> [WRITTEN INSTRUCTION] Select the lines below containing the word "script".

> [DATA SECTION]
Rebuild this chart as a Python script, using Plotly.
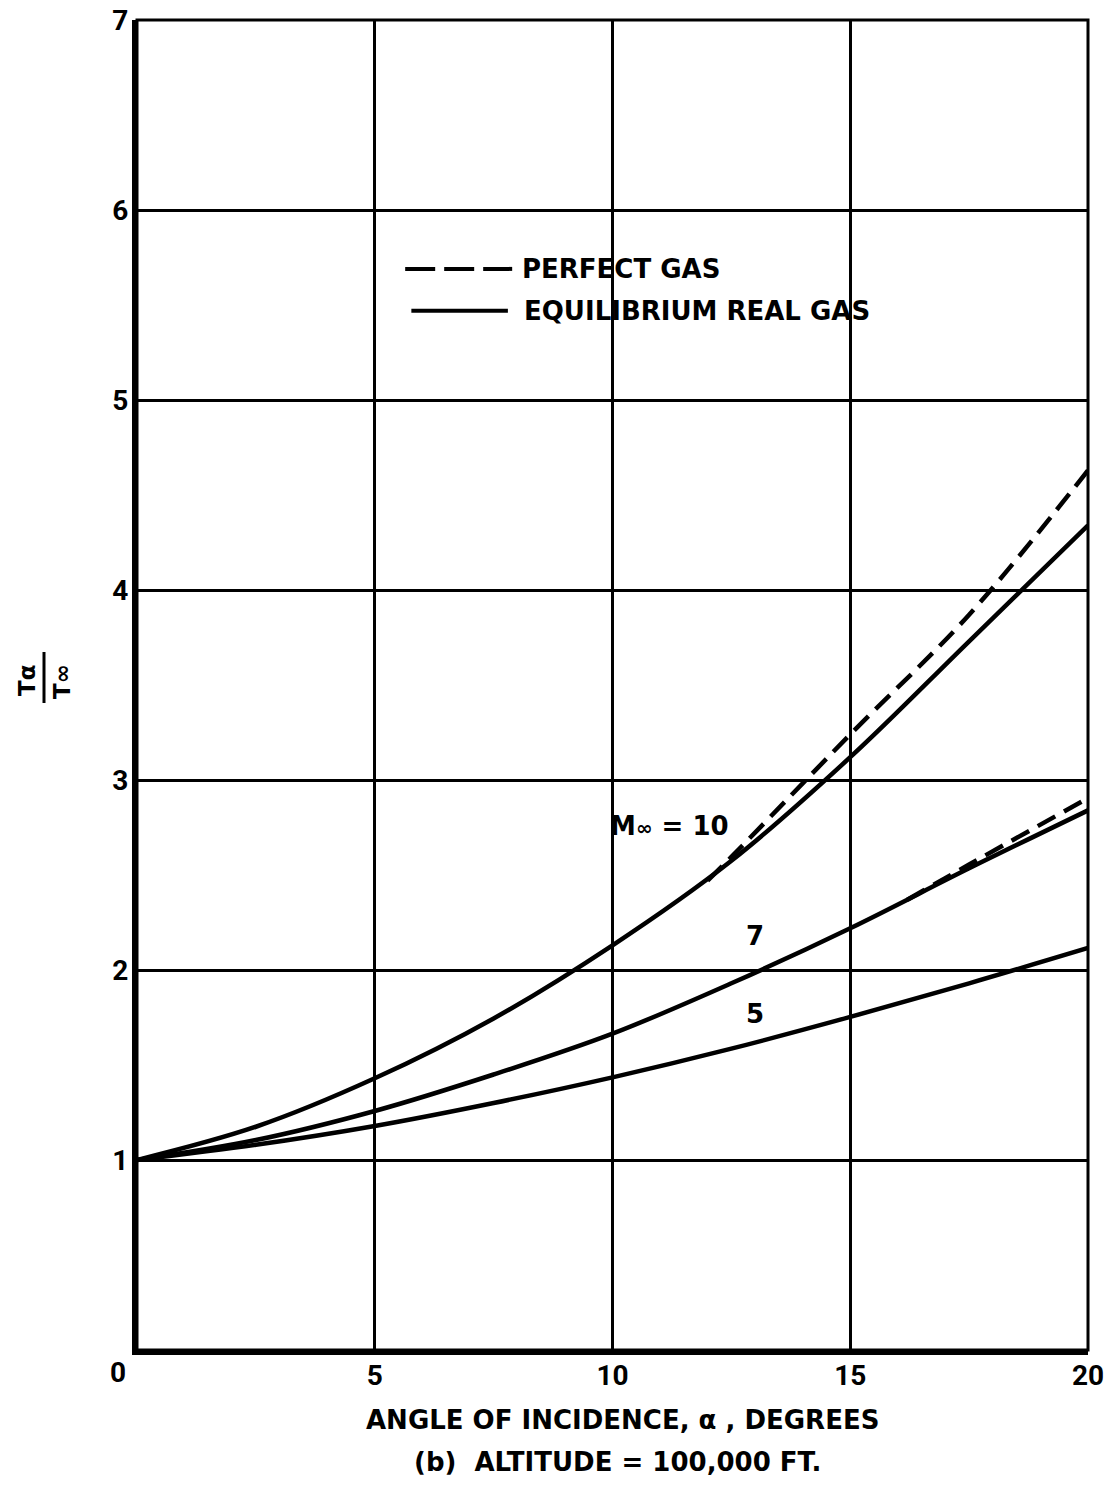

---

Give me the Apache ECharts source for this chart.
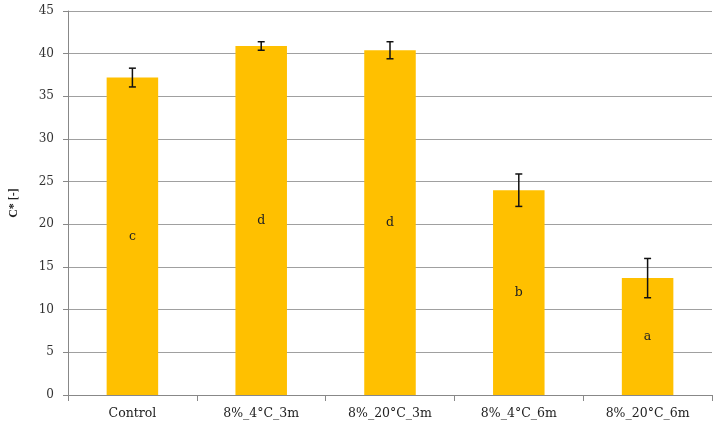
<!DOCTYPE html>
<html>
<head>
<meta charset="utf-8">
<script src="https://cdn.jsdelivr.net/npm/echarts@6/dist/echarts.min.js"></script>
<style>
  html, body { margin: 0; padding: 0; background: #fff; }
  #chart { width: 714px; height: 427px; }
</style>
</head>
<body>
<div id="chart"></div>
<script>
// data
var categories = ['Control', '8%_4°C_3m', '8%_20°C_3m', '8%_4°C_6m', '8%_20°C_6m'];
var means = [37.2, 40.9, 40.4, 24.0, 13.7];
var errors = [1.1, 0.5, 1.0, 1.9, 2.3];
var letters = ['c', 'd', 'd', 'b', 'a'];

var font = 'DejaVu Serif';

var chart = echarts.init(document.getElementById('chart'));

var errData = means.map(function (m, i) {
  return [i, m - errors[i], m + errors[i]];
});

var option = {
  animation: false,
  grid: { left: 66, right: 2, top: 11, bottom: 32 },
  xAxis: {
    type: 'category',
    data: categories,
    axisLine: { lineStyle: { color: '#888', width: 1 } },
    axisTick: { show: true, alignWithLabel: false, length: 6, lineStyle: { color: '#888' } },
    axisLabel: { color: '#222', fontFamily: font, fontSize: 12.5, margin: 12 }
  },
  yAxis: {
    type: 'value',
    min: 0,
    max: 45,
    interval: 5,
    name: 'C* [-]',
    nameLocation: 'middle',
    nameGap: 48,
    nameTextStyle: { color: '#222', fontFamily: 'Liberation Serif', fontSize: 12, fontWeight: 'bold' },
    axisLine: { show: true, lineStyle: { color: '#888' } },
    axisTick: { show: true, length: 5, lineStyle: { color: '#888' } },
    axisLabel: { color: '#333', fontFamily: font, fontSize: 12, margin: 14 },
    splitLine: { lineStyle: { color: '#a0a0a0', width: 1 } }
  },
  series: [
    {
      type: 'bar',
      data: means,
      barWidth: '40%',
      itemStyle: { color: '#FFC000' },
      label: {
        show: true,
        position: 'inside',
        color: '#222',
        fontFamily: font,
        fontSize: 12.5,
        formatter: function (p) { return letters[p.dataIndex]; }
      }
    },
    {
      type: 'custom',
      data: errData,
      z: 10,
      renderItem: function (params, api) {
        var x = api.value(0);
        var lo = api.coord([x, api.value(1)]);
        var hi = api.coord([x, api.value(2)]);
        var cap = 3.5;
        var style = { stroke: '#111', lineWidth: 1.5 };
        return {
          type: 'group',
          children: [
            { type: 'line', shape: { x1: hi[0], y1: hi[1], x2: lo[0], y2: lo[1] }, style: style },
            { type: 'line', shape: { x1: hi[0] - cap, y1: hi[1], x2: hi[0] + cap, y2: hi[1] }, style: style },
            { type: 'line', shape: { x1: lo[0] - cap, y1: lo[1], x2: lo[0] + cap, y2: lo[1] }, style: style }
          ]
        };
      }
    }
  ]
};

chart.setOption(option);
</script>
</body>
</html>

> [OUTPUT BELOW]
Rebuild this chart as a Python script, using Plotly.
<script src="https://cdn.jsdelivr.net/npm/echarts@6/dist/echarts.min.js"></script>
<script>
</script>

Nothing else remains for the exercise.